Physicists at the U.S. Department of Energy (DOE) Princeton Plasma Physics Laboratory (PPPL) have found a method to prevent plasma from causing short circuits in machines, like spacecraft thrusters, radar amplifiers and particle accelerators.
Charles Swanson and Igor Kaganovich, leaders of this research, report that applying microscopic structures that resemble feathers and whiskers to the surfaces of the machines will keep them at peak operating performance.
The team calculated that tiny fibers, called ‘fractals’ can trap electrons dislodged from the interior surfaces by other electrons zooming in from the plasma. Researchers call the dislodged surface electrons ‘secondary electron emissions’ (SEE). Trapping these emissions prevents particles from causing an electric current that interferes with the functions of important machines.

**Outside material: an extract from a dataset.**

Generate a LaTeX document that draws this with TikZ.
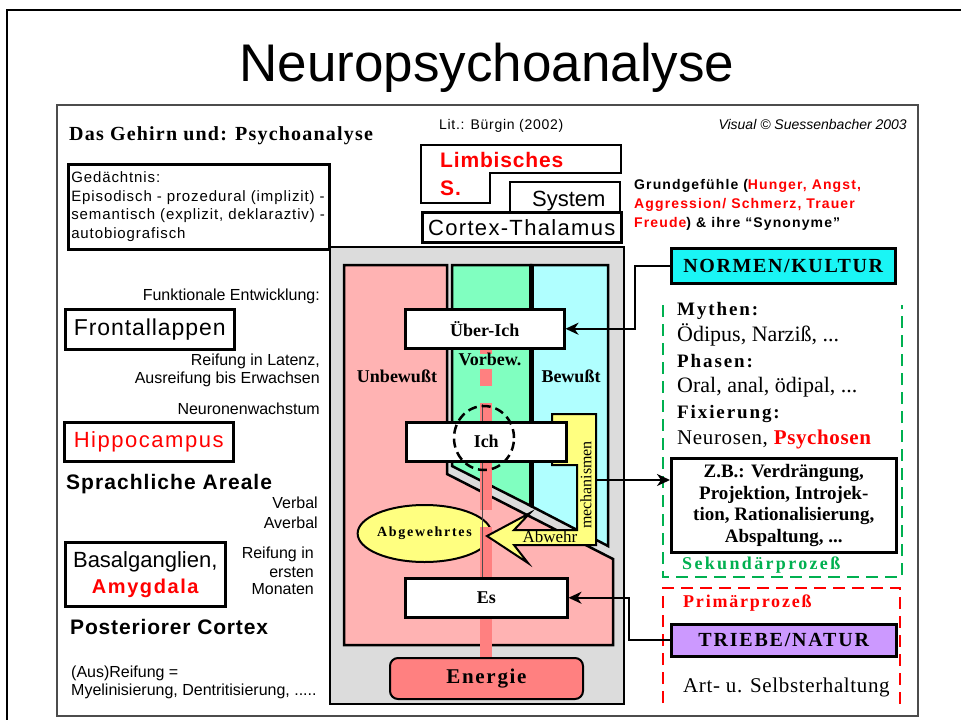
\documentclass[tikz,border=0pt]{standalone}
\usepackage{fontspec}
\setmainfont{Liberation Serif}
\newfontfamily\ar{Liberation Sans}
\usetikzlibrary{arrows.meta,shapes.geometric}
\definecolor{pinkc}{HTML}{FFB3B3}
\definecolor{greenc}{HTML}{80FFC0}
\definecolor{cyanc}{HTML}{B0FFFF}
\definecolor{grayc}{HTML}{DCDCDC}
\definecolor{salmonc}{HTML}{FF8080}
\definecolor{yellowc}{HTML}{FFFF80}
\definecolor{normc}{HTML}{1AF5F5}
\definecolor{lavc}{HTML}{CC99FF}
\definecolor{grn}{HTML}{00B050}
\newcommand\myfs[1]{\fontsize{#1}{#1}\selectfont}
\newcommand\mylsp[1]{\addfontfeature{LetterSpace=#1}}
\begin{document}
\begin{tikzpicture}[x=1pt,y=-1pt,
  every node/.style={inner sep=0pt},
  txt/.style={anchor=base west},
  txtr/.style={anchor=base east},
  txtc/.style={anchor=base},
  box/.style={draw=black,line width=2.5pt,fill=white,anchor=north west},
  barseg/.style={fill=salmonc},
  arr/.style={line width=2.2pt,-{Stealth[length=13pt,width=12pt,inset=4pt]}},
  grdash/.style={draw=grn,line width=2.5pt,dash pattern=on 12pt off 7pt},
  rddash/.style={draw=red,line width=2.5pt,dash pattern=on 12pt off 7pt}]
\fill[white] (0,0) rectangle (961,720);
\useasboundingbox (0,0) rectangle (961,720);
% frames
\draw[line width=2.5pt] (7,720) -- (7,10) -- (961,10);
\draw[line width=1.2pt,black!70] (57,105) rectangle (918,716);
% title
\node[txtc] (title) at (487,81) {\ar\myfs{53}Neuropsychoanalyse};
\node[txt] (hdr) at (69,140) {\bfseries\myfs{20}\mylsp{6}Das Gehirn und: Psychoanalyse};
\node[txt] (lit) at (439,129) {\ar\myfs{14}\mylsp{5}Lit.: Bürgin (2002)};
\node[txtr] (vis) at (907,129) {\ar\itshape\myfs{14}Visual © Suessenbacher 2003};
% Gedaechtnis
\node[box,minimum width=261,minimum height=85,text width=255,align=left,
  font={\ar\fontsize{15}{18.5}\selectfont\addfontfeature{LetterSpace=6}}] (ged) at (67,163)
  {Gedächtnis:\\Episodisch - prozedural (implizit) -\\semantisch (explizit, deklaraztiv) -\\autobiografisch};
% Limbisches / System / Cortex
\draw[line width=2.5pt,fill=white] (421,145) -- (621,145) -- (621,173) -- (490,173) -- (490,203) -- (421,203) -- cycle;
\draw[line width=2.5pt] (510,211) -- (510,182) -- (620,182) -- (620,211);
\node[box,minimum width=199,minimum height=30] (ctx) at (421,211) {\ar\myfs{22}\mylsp{6}Cortex-Thalamus};
\node[txt] (limb) at (440,167) {\ar\bfseries\color{red}\myfs{21}\mylsp{4}Limbisches};
\node[txt] (limbs) at (440,195) {\ar\bfseries\color{red}\myfs{21}\mylsp{4}S.};
\node[txt] (sys) at (532,206) {\ar\myfs{22}System};
% Grundgefuehle
\node[txt] (gr1) at (634,189) {\ar\bfseries\myfs{14}\mylsp{8}Grundgefühle (\textcolor{red}{Hunger, Angst,}};
\node[txt] (gr2) at (634,208) {\ar\bfseries\myfs{14}\mylsp{8}\textcolor{red}{Aggression/ Schmerz, Trauer}};
\node[txt] (gr3) at (634,227) {\ar\bfseries\myfs{14}\mylsp{8}\textcolor{red}{Freude}) \& ihre “Synonyme”};
% left column
\node[txtr] (funk) at (320,300) {\ar\myfs{16}Funktionale Entwicklung:};
\node[box,minimum width=169,minimum height=40] (front) at (64,308) {\ar\myfs{23}\mylsp{4}Frontallappen};
\node[txtr] (reif1) at (320,365) {\ar\myfs{16}Reifung in Latenz,};
\node[txtr] (reif2) at (320,383) {\ar\myfs{16}Ausreifung bis Erwachsen};
\node[txtr] (neur) at (320,414) {\ar\myfs{16}Neuronenwachstum};
\node[box,minimum width=169,minimum height=39] (hippo) at (63,421) {\ar\myfs{22}\mylsp{7}\color{red}Hippocampus};
\node[txt] (sprach) at (66,489) {\ar\bfseries\myfs{21}\mylsp{5}Sprachliche Areale};
\node[txtr] (verb) at (318,508) {\ar\myfs{16}Verbal};
\node[txtr] (averb) at (318,528) {\ar\myfs{16}Averbal};
\node[box,minimum width=160,minimum height=64,align=center,font={\ar\fontsize{22}{26}\selectfont}] (basal) at (64,541)
  {Basalganglien,\\{\bfseries\color{red}\fontsize{20}{26}\selectfont\addfontfeature{LetterSpace=8}Amygdala}};
\node[txtr] (rm1) at (314,558) {\ar\myfs{16}Reifung in};
\node[txtr] (rm2) at (314,577) {\ar\myfs{16}ersten};
\node[txtr] (rm3) at (314,594) {\ar\myfs{16}Monaten};
\node[txt] (post) at (70,634) {\ar\bfseries\myfs{21}\mylsp{4}Posteriorer Cortex};
\node[txt] (aus1) at (71,677) {\ar\myfs{16}(Aus)Reifung =};
\node[txt] (aus2) at (71,695) {\ar\myfs{16}Myelinisierung, Dentritisierung, .....};
% central panel
\draw[line width=2pt,fill=grayc] (330,247) rectangle (624,704);
\draw[line width=2.5pt,fill=pinkc] (344,265) -- (447,265) -- (447,474) -- (613,559) -- (613,645) -- (344,645) -- cycle;
\draw[line width=2.5pt,fill=greenc] (452,265) -- (531,265) -- (531,506) -- (452,466) -- cycle;
\draw[line width=2.5pt,fill=cyanc] (531,265) -- (608,265) -- (608,546) -- (531,506) -- cycle;
\draw[line width=5pt] (531,265) -- (531,506);
% dashed energy bar
\fill[barseg] (480,347) rectangle (492,354);
\fill[barseg] (480,369) rectangle (492,386);
\fill[barseg] (480,403) rectangle (492,510);
\node[draw,line width=2pt,fill=yellowc,ellipse,minimum width=119,minimum height=57] (abg) at (424.5,533.5)
  {\bfseries\myfs{14}\mylsp{12}Abgewehrtes};
\fill[barseg] (480,527) rectangle (492,577);
\fill[barseg] (480,615) rectangle (492,657);
\draw[line width=0.8pt,black!70] (482,404) -- (482,577);
% Abwehr-mechanismen
\draw[line width=2pt,fill=yellowc] (487,536) -- (530,513) -- (514,530) -- (577,530) -- (577,465) -- (552,465)
  -- (552,414) -- (596,414) -- (596,545) -- (514,545) -- (528,563) -- cycle;
\node[rotate=90] (mech) at (586,485) {\myfs{16}mechanismen};
\node[txtc] (abw) at (550,542) {\myfs{17}Abwehr};
% instance boxes
\node[box,minimum width=159,minimum height=39] (ueber) at (404,308) {\bfseries\myfs{18}Über-Ich};
\node[box,minimum width=160,minimum height=39] (ich) at (405,421) {\bfseries\myfs{18}Ich};
\node[draw,ellipse,dashed,line width=2.5pt,dash pattern=on 9pt off 5pt,minimum width=60,minimum height=64] (ichring) at (484,438) {};
\node[box,minimum width=162,minimum height=39] (es) at (404,577) {\bfseries\myfs{18}Es};
\node[box,fill=salmonc,rounded corners=8pt,line width=2pt,minimum width=193,minimum height=41] (energie) at (389,657)
  {\bfseries\myfs{21}\mylsp{8}Energie};
\node[txtc] (unb) at (397,382) {\bfseries\myfs{18}Unbewußt};
\node[txtc] (vorb) at (490,365) {\bfseries\myfs{18}Vorbew.};
\node[txtc] (bew) at (571,382) {\bfseries\myfs{18}Bewußt};
% right side
\node[box,fill=normc,minimum width=224,minimum height=35] (norm) at (670,247) {\bfseries\myfs{20}\mylsp{8}NORMEN/KULTUR};
\draw[grdash] (663,305) -- (663,577) -- (902,577) -- (902,305);
\draw[rddash] (663,703) -- (663,588) -- (900,588) -- (900,705);
\node[txt] (myth) at (677,315) {\bfseries\myfs{19}\mylsp{10}Mythen:};
\node[txt] (myth2) at (677,341) {\myfs{22}Ödipus, Narziß, ...};
\node[txt] (phas) at (677,367) {\bfseries\myfs{19}\mylsp{10}Phasen:};
\node[txt] (phas2) at (677,392) {\myfs{22}Oral, anal, ödipal, ...};
\node[txt] (fix) at (677,418) {\bfseries\myfs{19}\mylsp{10}Fixierung:};
\node[txt] (fix2) at (677,444) {\myfs{21}\mylsp{3}Neurosen, \textcolor{red}{\bfseries Psychosen}};
\node[box,minimum width=225,minimum height=94,align=center,font={\bfseries\fontsize{19}{21.5}\selectfont}] (zb) at (670,457)
  {Z.B.: Verdrängung,\\Projektion, Introjek-\\tion, Rationalisierung,\\Abspaltung, ...};
\node[txt] (sek) at (682,569) {\bfseries\myfs{18}\mylsp{13}\color{grn}Sekundärprozeß};
\node[txt] (prim) at (683,607) {\bfseries\myfs{18}\mylsp{10}\color{red}Primärprozeß};
\node[box,fill=lavc,minimum width=225,minimum height=32] (triebe) at (670,623) {\bfseries\myfs{20}\mylsp{9}TRIEBE/NATUR};
\node[txt] (art) at (683,692) {\myfs{21}\mylsp{3}Art- u. Selbsterhaltung};
% connectors
\draw[arr] (norm.west) -- ++(-35,0) |- (ueber.east);
\coordinate (mechR) at (596,480);
\draw[arr] (mechR) -- (mechR -| zb.west);
\draw[arr] (triebe.west) -- ++(-41,0) |- (es.east);
\end{tikzpicture}
\end{document}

This research builds on previous experiments showing that surfaces with fibered textures can reduce the amount of secondary electron emission. Other research in the past has indicated that surfaces with plain fibers, called ‘velvet’ that lack feather-like branches, can prevent around 50 percent of the secondary electrons from escaping into the plasma. The velvet traps only half of these electrons because the electrons from the plasma strike the fibers at a shallow angle and the secondary electrons bounce away without obstruction.
"When we looked at velvet, we observed that it didn't suppress SEE from shallowly incident electrons well," Swanson said. "So we added another set of fibers to suppress the remaining secondary electrons and the fractal approach does appear to work nicely."
This new research shows that feathered fibers can capture the secondary electrons produced by that approach from a shallow angle. Because of this, the fractal fibers can reduce secondary electron emissions by up to 80 percent.
Swanson and Kaganovich confirmed these findings by performing computer calculations that compared the velvet and fractal featured textures.
"We numerically simulated the emission of secondary electrons, initializing many particles and allowing them to follow ballistic, straight-line trajectories until they interacted with the surface," Swanson said. "It was apparent that adding whiskers to the sides of the primary whiskers reduced the secondary electron yield dramatically."
The paper on this research was published in the Journal of Applied Physics.